Dataset extract.
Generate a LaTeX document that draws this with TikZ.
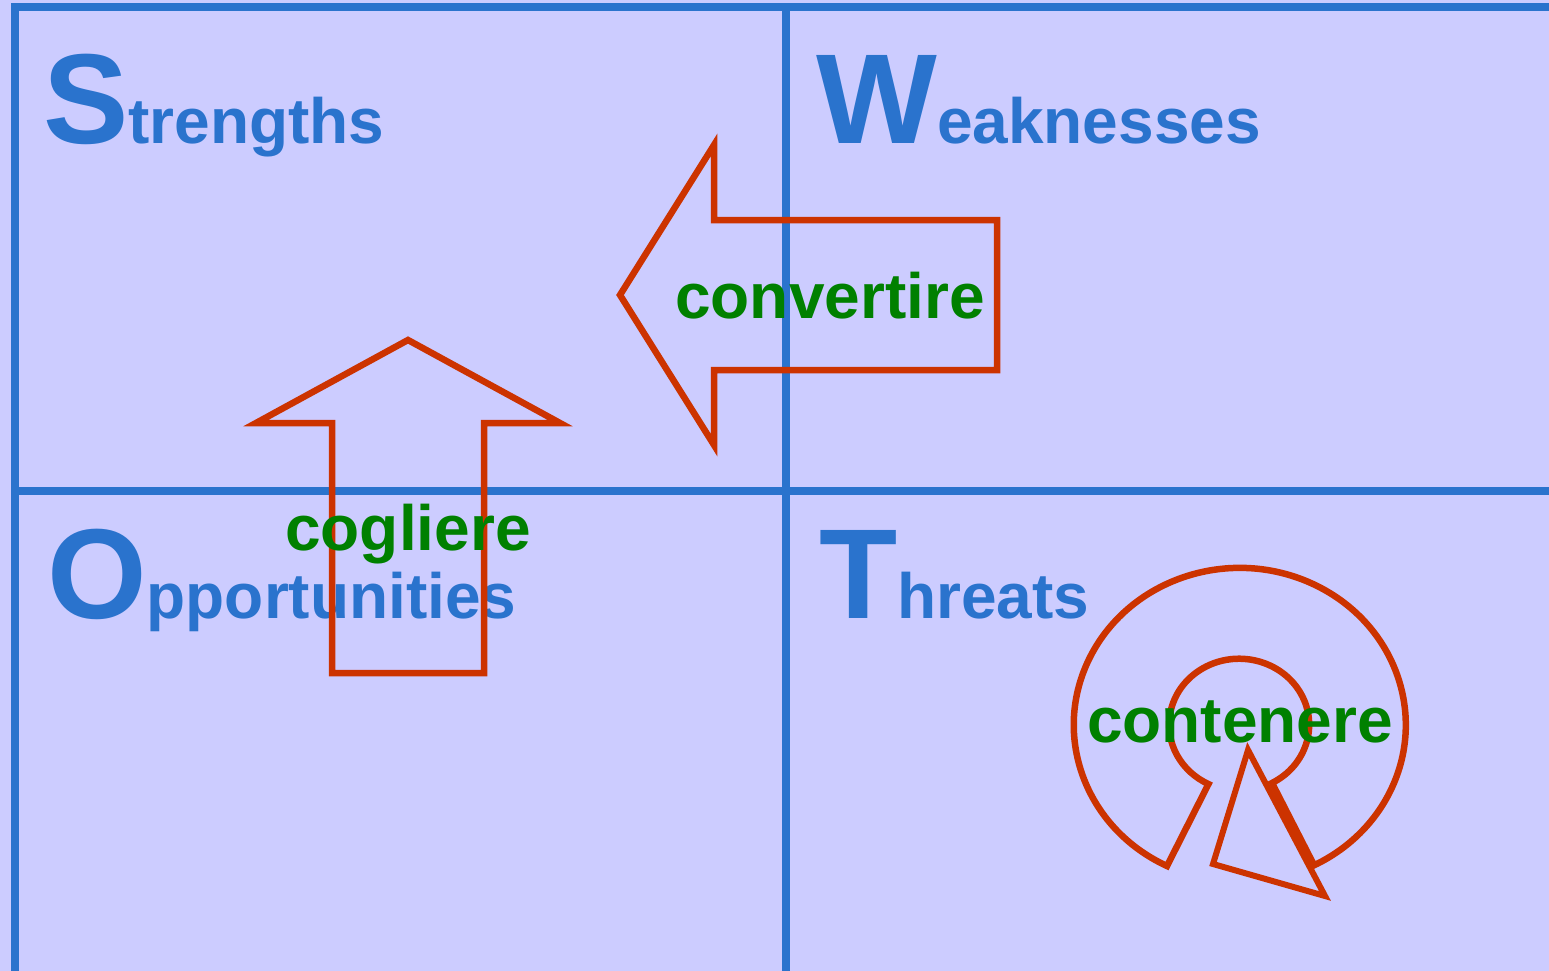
\documentclass[tikz,border=0pt]{standalone}
\usepackage{fontspec}
\setmainfont{Liberation Sans}
\definecolor{swotbg}{HTML}{CCCCFF}
\definecolor{swotblue}{RGB}{42,115,205}
\definecolor{swotred}{HTML}{CC3300}
\definecolor{swotgreen}{HTML}{008000}
\newcommand{\capfont}{\fontsize{128}{128}\selectfont}
\newcommand{\wordfont}{\fontsize{64}{64}\selectfont}
\tikzset{
  gridline/.style={draw=swotblue, line width=7.5pt, line join=miter},
  quadlabel/.style={anchor=base west, inner sep=0pt, text=swotblue, font=\bfseries},
  actionarrow/.style={draw=swotred, line width=6.5pt, line join=miter, miter limit=20},
  actionlabel/.style={anchor=base, inner sep=0pt, text=swotgreen, font=\bfseries\wordfont},
}
\begin{document}
\begin{tikzpicture}[x=1pt, y=-1pt]
  % background and page frame
  \fill[swotbg] (0,0) rectangle (1549,971);
  \useasboundingbox (0,0) rectangle (1549,971);

  % quadrant grid
  \draw[gridline] (15,971) -- (15,7) -- (1549,7);
  \draw[gridline] (786,7) -- (786,971);
  \draw[gridline] (15,491) -- (1549,491);

  % quadrant titles
  \node[quadlabel] (strengths) at (43,143) {{\capfont S}{\wordfont trengths}};
  \node[quadlabel] (weaknesses) at (816,143) {{\capfont W}{\wordfont eaknesses}};
  \node[quadlabel] (opportunities) at (47,618) {{\capfont O}{\wordfont pportunities}};
  \node[quadlabel] (threats) at (819,618) {{\capfont T}{\wordfont hreats}};

  % block arrow pointing left (weaknesses -> strengths)
  \draw[actionarrow] (620,295) -- (714,145) -- (714,220) -- (997,220)
    -- (997,370) -- (714,370) -- (714,445) -- cycle;

  % block arrow pointing up (opportunities -> strengths)
  \draw[actionarrow] (408,340) -- (560,423) -- (484,423) -- (484,673)
    -- (332,673) -- (332,423) -- (256,423) -- cycle;

  % ring-shaped arrow in the threats quadrant
  \draw[actionarrow] (1167,866)
    arc[start angle=116, end angle=423.4, x radius=166, y radius=157]
    -- (1272,783)
    arc[start angle=62, end angle=-244, x radius=70, y radius=66]
    -- cycle;
  \draw[actionarrow, line width=6pt] (1248,750) -- (1325,896) -- (1213,864) -- cycle;

  % action labels
  \node[actionlabel] (convertire) at (830,318) {convertire};
  \node[actionlabel] (cogliere) at (408,550) {cogliere};
  \node[actionlabel] (contenere) at (1240,742) {contenere};
\end{tikzpicture}
\end{document}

Directions.
Repeat the listing above up to and including the line with "(1213,864) -- cycle;", starting from its first line. Drop any pictures.

Response below.
Generate a LaTeX document that draws this with TikZ.
\documentclass[tikz,border=0pt]{standalone}
\usepackage{fontspec}
\setmainfont{Liberation Sans}
\definecolor{swotbg}{HTML}{CCCCFF}
\definecolor{swotblue}{RGB}{42,115,205}
\definecolor{swotred}{HTML}{CC3300}
\definecolor{swotgreen}{HTML}{008000}
\newcommand{\capfont}{\fontsize{128}{128}\selectfont}
\newcommand{\wordfont}{\fontsize{64}{64}\selectfont}
\tikzset{
  gridline/.style={draw=swotblue, line width=7.5pt, line join=miter},
  quadlabel/.style={anchor=base west, inner sep=0pt, text=swotblue, font=\bfseries},
  actionarrow/.style={draw=swotred, line width=6.5pt, line join=miter, miter limit=20},
  actionlabel/.style={anchor=base, inner sep=0pt, text=swotgreen, font=\bfseries\wordfont},
}
\begin{document}
\begin{tikzpicture}[x=1pt, y=-1pt]
  % background and page frame
  \fill[swotbg] (0,0) rectangle (1549,971);
  \useasboundingbox (0,0) rectangle (1549,971);

  % quadrant grid
  \draw[gridline] (15,971) -- (15,7) -- (1549,7);
  \draw[gridline] (786,7) -- (786,971);
  \draw[gridline] (15,491) -- (1549,491);

  % quadrant titles
  \node[quadlabel] (strengths) at (43,143) {{\capfont S}{\wordfont trengths}};
  \node[quadlabel] (weaknesses) at (816,143) {{\capfont W}{\wordfont eaknesses}};
  \node[quadlabel] (opportunities) at (47,618) {{\capfont O}{\wordfont pportunities}};
  \node[quadlabel] (threats) at (819,618) {{\capfont T}{\wordfont hreats}};

  % block arrow pointing left (weaknesses -> strengths)
  \draw[actionarrow] (620,295) -- (714,145) -- (714,220) -- (997,220)
    -- (997,370) -- (714,370) -- (714,445) -- cycle;

  % block arrow pointing up (opportunities -> strengths)
  \draw[actionarrow] (408,340) -- (560,423) -- (484,423) -- (484,673)
    -- (332,673) -- (332,423) -- (256,423) -- cycle;

  % ring-shaped arrow in the threats quadrant
  \draw[actionarrow] (1167,866)
    arc[start angle=116, end angle=423.4, x radius=166, y radius=157]
    -- (1272,783)
    arc[start angle=62, end angle=-244, x radius=70, y radius=66]
    -- cycle;
  \draw[actionarrow, line width=6pt] (1248,750) -- (1325,896) -- (1213,864) -- cycle;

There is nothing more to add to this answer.